Thursday 20 March 2014

To the power of four

Perhaps it is because we lived on Burray for two months, but one of the Churchill Barriers fascinates me. And it's not the ones that cause all the traffic problems when the wind, weather and waves combine. No, it's Barrier 4, which connects Burray with South Ronaldsay.

Recently, I was looking through a book of old photographs that I'd borrowed from the local library. Amongst all the interesting pictures of times past was this photograph...

Plate 137 from Images in Time (Orkney life through the lens of James W. Sinclair)
This image shows the newly-constructed Barrier 4 open to traffic for the first time. Several 'block' ships (the previous defence against a sea-borne attack) can be seen on the east side of the barrier, where they were scuttled to restrict access to Scapa Flow (now on the west side of the barrier).

The area looks very different now, not least because there are crash barriers to prevent vehicles falling into the sea. But more of the differences later.

With my appetite whetted, I searched for other images of the barrier on the web.
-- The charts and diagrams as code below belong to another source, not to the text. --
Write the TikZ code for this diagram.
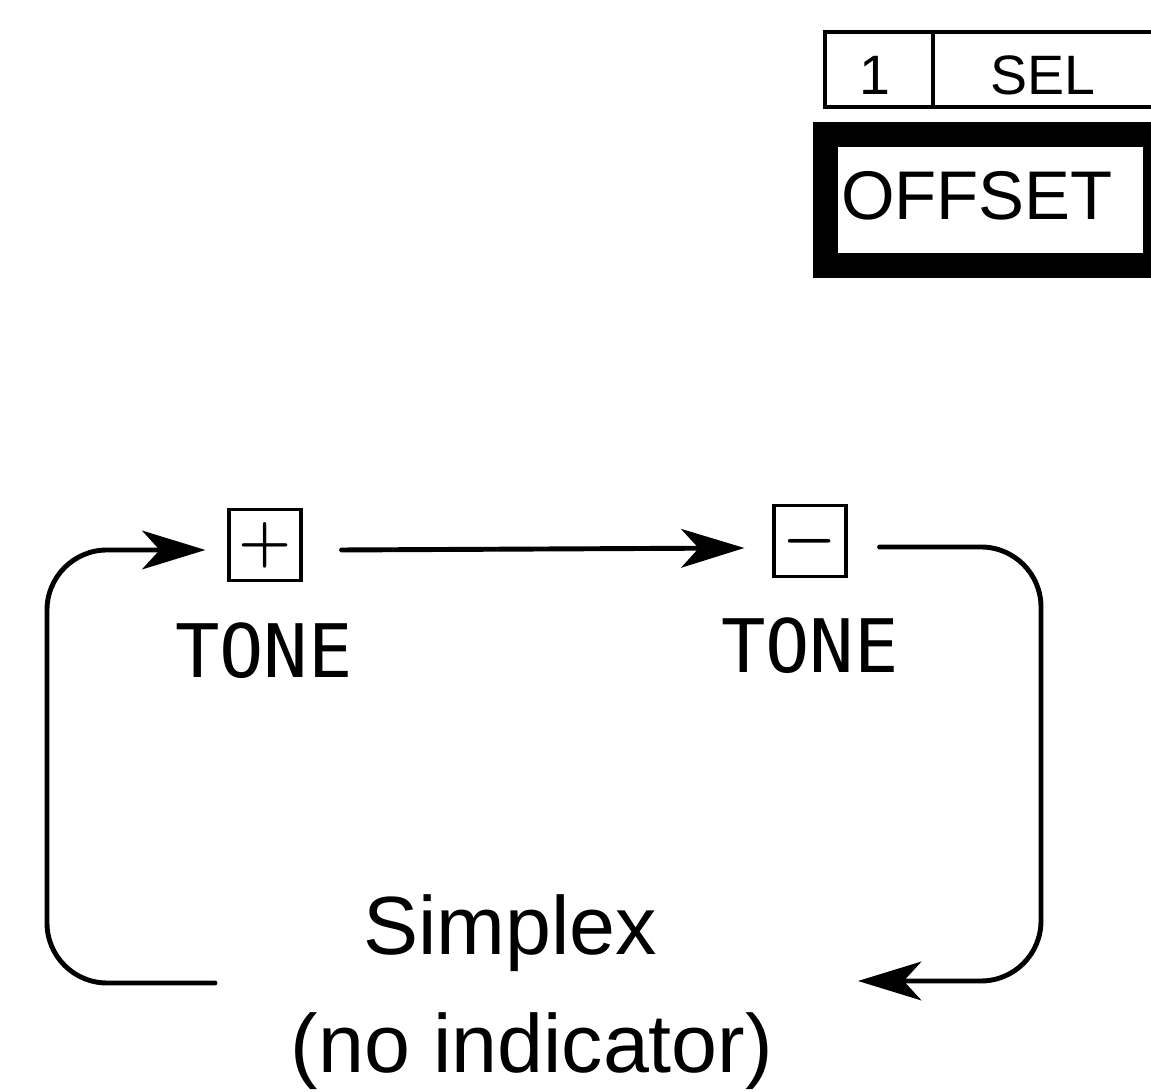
\documentclass[tikz,border=0pt]{standalone}
\usepackage{fontspec}
\setmainfont{Liberation Sans}
\newfontfamily\lcdfont{DejaVu Sans Mono}
\usetikzlibrary{arrows.meta,positioning,calc}

\tikzset{
  loopline/.style={line width=1.4pt, line cap=round, rounded corners=6mm},
  arr/.style={-{Stealth[length=18pt,width=11pt,inset=5pt]}},
  keybox/.style={draw, line width=0.9pt, minimum width=0.72cm,
                 minimum height=0.71cm, inner sep=0pt,
                 font=\fontsize{17}{17}\selectfont\boldmath},
  tone/.style={font=\lcdfont\fontsize{21}{21}\selectfont, anchor=base},
  caption/.style={font=\fontsize{23.5}{24}\selectfont, anchor=base}
}

\begin{document}
\begin{tikzpicture}
  \useasboundingbox (0,0) rectangle (11.51,-10.92);
  \clip (0,0) rectangle (11.51,-10.92);

  % Display window
  \draw[line width=0.9pt] (8.25,-0.32) rectangle (11.8,-1.07);
  \draw[line width=0.9pt] (9.33,-0.32) -- (9.33,-1.07);
  \node[anchor=base,font=\fontsize{15.8}{16}\selectfont] (chan) at (8.75,-0.95) {1};
  \node[anchor=base,font=\fontsize{15.8}{16}\selectfont] (sel) at (10.43,-0.95) {SEL};
  \draw[line width=0.25cm] (8.255,-1.345) rectangle (11.555,-2.655);
  \node[anchor=base,font=\fontsize{19.6}{20}\selectfont] (offset) at (9.77,-2.20) {OFFSET};

  % Keys
  \node[keybox] (plus) at (2.65,-5.45) {$+$};
  \node[keybox] (minus) at (8.10,-5.41) {$-$};
  \node[tone] (tonep) at (2.64,-6.78) {TONE};
  \node[tone] (tonem) at (8.10,-6.73) {TONE};

  % Simplex
  \node[caption] (simplex) at (5.10,-9.55) {Simplex};
  \node[caption] (noind) at (5.32,-10.73) {(no indicator)};
  \coordinate (lout) at (2.15,-9.83);
  \coordinate (rin) at (8.58,-9.81);

  % Cycle
  \draw[loopline,arr] ([xshift=3.9mm,yshift=-0.5mm]plus.east)
    -- ([xshift=-2.8mm,yshift=-0.7mm]minus.west);
  \draw[loopline,arr] ([xshift=3.2mm,yshift=-0.6mm]minus.east)
    -| (10.41,-9.81) -- (rin);
  \draw[loopline,arr] (lout) -| (0.47,-5.50)
    -- ([xshift=-2.2mm,yshift=-0.5mm]plus.west);
\end{tikzpicture}
\end{document}
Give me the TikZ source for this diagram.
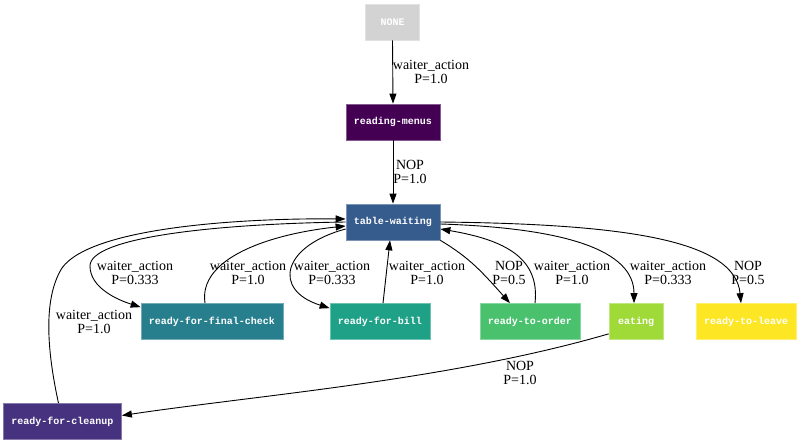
\documentclass[tikz,border=0pt]{standalone}
\usepackage{fontspec}
\setmainfont{Liberation Serif}
\newfontfamily\statefont{Liberation Mono}
\usetikzlibrary{arrows.meta,calc}

% viridis palette for the states
\definecolor{cnone}{HTML}{D3D3D3}
\definecolor{cmenus}{HTML}{440154}
\definecolor{ccleanup}{HTML}{46327E}
\definecolor{cwaiting}{HTML}{365C8D}
\definecolor{ccheck}{HTML}{277F8E}
\definecolor{cbill}{HTML}{1FA187}
\definecolor{corder}{HTML}{4AC16D}
\definecolor{ceating}{HTML}{A0DA39}
\definecolor{cleave}{HTML}{FDE725}

\tikzset{
  state/.style={rectangle, fill=#1, draw=#1!65!white, line width=0.7pt,
    text=white, font=\statefont\bfseries\fontsize{10}{12}\selectfont,
    minimum width=54pt, minimum height=36pt, inner xsep=8pt, inner ysep=0pt},
  trans/.style={draw=black, line width=0.9pt,
    -{Triangle[length=10pt,width=7pt]}},
  elabel/.style={align=center, inner sep=0pt,
    font=\fontsize{14}{14}\selectfont},
}

\begin{document}
\begin{tikzpicture}[x=1pt,y=-1pt]
\useasboundingbox (0,0) rectangle (800,444);

% states
\node[state=cnone]    (none)    at (392.5,22)   {NONE};
\node[state=cmenus]   (menus)   at (393,122)    {reading-menus};
\node[state=cwaiting] (waiting) at (393,222)    {table-waiting};
\node[state=ccheck]   (check)   at (212,321.5)  {ready-for-final-check};
\node[state=cbill]    (bill)    at (380,321.5)  {ready-for-bill};
\node[state=corder]   (order)   at (530,321.5)  {ready-to-order};
\node[state=ceating]  (eating)  at (636,321.5)  {eating};
\node[state=cleave]   (leave)   at (746,321.5)  {ready-to-leave};
\node[state=ccleanup] (cleanup) at (62.5,421.5) {ready-for-cleanup};

% transitions
\draw[trans] (none.south) -- (menus.north);
\draw[trans] (menus.south) -- (waiting.north);

\draw[trans] (waiting.west)
  .. controls (210,224) and (90,238) .. (90,266)
  .. controls (90,288) and (118,300) .. ($(check.north west)+(0,4)$);
\draw[trans] ($(check.north)+(-7,0)$)
  .. controls (198,258) and (270,234) .. ($(waiting.west)+(0,4)$);
\draw[trans] ($(waiting.west)+(0,7)$)
  .. controls (282,246) and (272,290) .. ($(bill.north west)+(0,5)$);
\draw[trans] ($(bill.north)+(3,0)$) -- ($(waiting.south)+(-3,0)$);

\draw[trans] (waiting.south east)
  .. controls (470,258) and (482,272) .. ($(order.north)+(-20,0)$);
\draw[trans] ($(order.north)+(5,0)$)
  .. controls (540,258) and (505,240) .. ($(waiting.east)+(0,7)$);
\draw[trans] ($(waiting.east)+(0,2)$)
  .. controls (565,228) and (634,250) .. ($(eating.north)+(-2,0)$);
\draw[trans] (waiting.east)
  .. controls (625,224) and (735,240) .. ($(leave.north)+(-5,0)$);

\draw[trans] ($(eating.south west)+(0,-6)$)
  .. controls (450,380) and (260,395) .. ($(cleanup.east)+(0,-6)$);
\draw[trans] ($(cleanup.north)+(-4,0)$)
  .. controls (48,355) and (42,300) .. (62,268)
  .. controls (92,226) and (250,218) .. ($(waiting.west)+(0,-3)$);

% transition labels
\node[elabel] (l1)  at (431,72)  {waiter\_action\\P=1.0};
\node[elabel] (l2)  at (410,172) {NOP\\P=1.0};
\node[elabel] (l3)  at (135,273) {waiter\_action\\P=0.333};
\node[elabel] (l4)  at (248,273) {waiter\_action\\P=1.0};
\node[elabel] (l5)  at (332,273) {waiter\_action\\P=0.333};
\node[elabel] (l6)  at (427,273) {waiter\_action\\P=1.0};
\node[elabel] (l7)  at (509,273) {NOP\\P=0.5};
\node[elabel] (l8)  at (572,273) {waiter\_action\\P=1.0};
\node[elabel] (l9)  at (668,273) {waiter\_action\\P=0.333};
\node[elabel] (l10) at (748,273) {NOP\\P=0.5};
\node[elabel] (l11) at (520,373) {NOP\\P=1.0};
\node[elabel] (l12) at (94,322)  {waiter\_action\\P=1.0};
\end{tikzpicture}
\end{document}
There is a site record on the webpage of the Royal Commission on the Ancient and Historical Monuments of Scotland, with five images taken at different times. This aerial photograph from the late 1940s shows the barrier and block ships from overhead.

The barrier is still a narrow causeway between the North Sea and Scapa Flow.

Contemporaneous with the above shots I can but assume, is this postcard which is now available on eBay.

One of the local ferry companies, Northlink, has a short article about the barriers on its website, where the image below can be found. Sadly, I do not have a date for this photo.

However, as can clearly be seen, not only has the power of the sea begun to break up the block ships, but a sandy beach has formed.

Probably from around the same time, a postcard was issued, also now available, like so much else, on eBay.

Moving forward in time to nearer the present, the road across the barrier was upgraded and fitted with crash fencing on the Scapa Flow side, as can be seen in this photograph from a genealogy page of the Cromarty and Ross family.

These days, the dune system on the east side of the barrier is still growing. and after south easterly storms, the sand has to be removed from the road. I nipped across to Burray this afternoon to try to recreate the first photograph at the top of the page. Coincidentally, a hailstorm was coming in from the west, so I didn't hang around long!

Finally, here's a shot from a different day, from the other end of the dunes and looking back to where the original photograph was taken, approximately right of centre where the small white building is located.

I find this dynamic landscape enthralling, that such a habitat can be formed within the span of a human lifetime. Where was the sand's original location? How has the movement from one place to another affected wildlife? Which reminds me, today was obviously a camera day, so no Snow Buntings. Gah!  


Ruth Walker said...

Does the new strip of sand mean it's not a separate island anymore?

Imperfect and Tense said...

Good question! I would say "No," because I can think of other islands joined to each other by a sand bar where each is considered separate, St Ninian's Isle off Shetland Mainland, for instance. Also, I think it would be very hard to convince the population of South Ronaldsay that they now live on Muckle Burray!

Martin said...

Or visa versa. South Ronaldsay is bigger...

Fascinating piece Graeme. So what is the rock-type of South Ron' or Muckle Burray? Could the sand be local erosion, or equally have just moved from the sides of the inlet up to the end. If not then you are looking at much further afield or from the seabed/local sandbanks. You might also be able to tell its origin by the grain size/colour. White shell sand versus eroded sandstone.

Geography in action. Is this an isolated case, or have beaches formed and grown on each of the barriers? The absence of currents through the inlets would also suggest that the Scapa side is likely to have silted up a lot and also formed a shallower habitat, or more mudflats for birds.

The next step in the classic beach succession is the form of willow carr, more terrestrial sediments, and maybe small scrub. Any signs of this yet?
(Maybe I should stop there!)

Imperfect and Tense said...

Martin, Only Barrier 4 has done this. And on the North Sea side. We've not seen any scrub succession yet, though the area is occasionally used for motor bike scrambling (and possibly a supply of sand?). It is definitely sand as opposed to shell, but I'll follow up on your suggestions to investigate further.

Martin said...

All very interesting. I don't know if any of the other barriers have a water pipe/bridge beneath them to allow the currents to continue. There appear to be beaches on either side of barrier 3, but not at the barrier and a possible long-term extension of the island between 2 and 3 towards the east in the form of downstream sand flats.
I suppose the other possibility is that if there is much in the way of wind-blown sand then the fourth barrier has gradually formed a sheltered place for it to be deposited.
The satellite image (Google maps) shows that there is plenty of sand within the bay of barrier 4 in addition to that at the barrier. Therefore it wouldn't take much in the way of swells to bring that in an enlarge the barrier now. Certainly there are other sandy beaches around for an exchange or movement of sediment.

Imperfect and Tense said...

Martin, having looked at a few close-ups of the beach where I was photographing insects and molluscs, I'm going to back track on what it's made of. Possibly sand and shell. Or all shell. But not just sand. Sorry.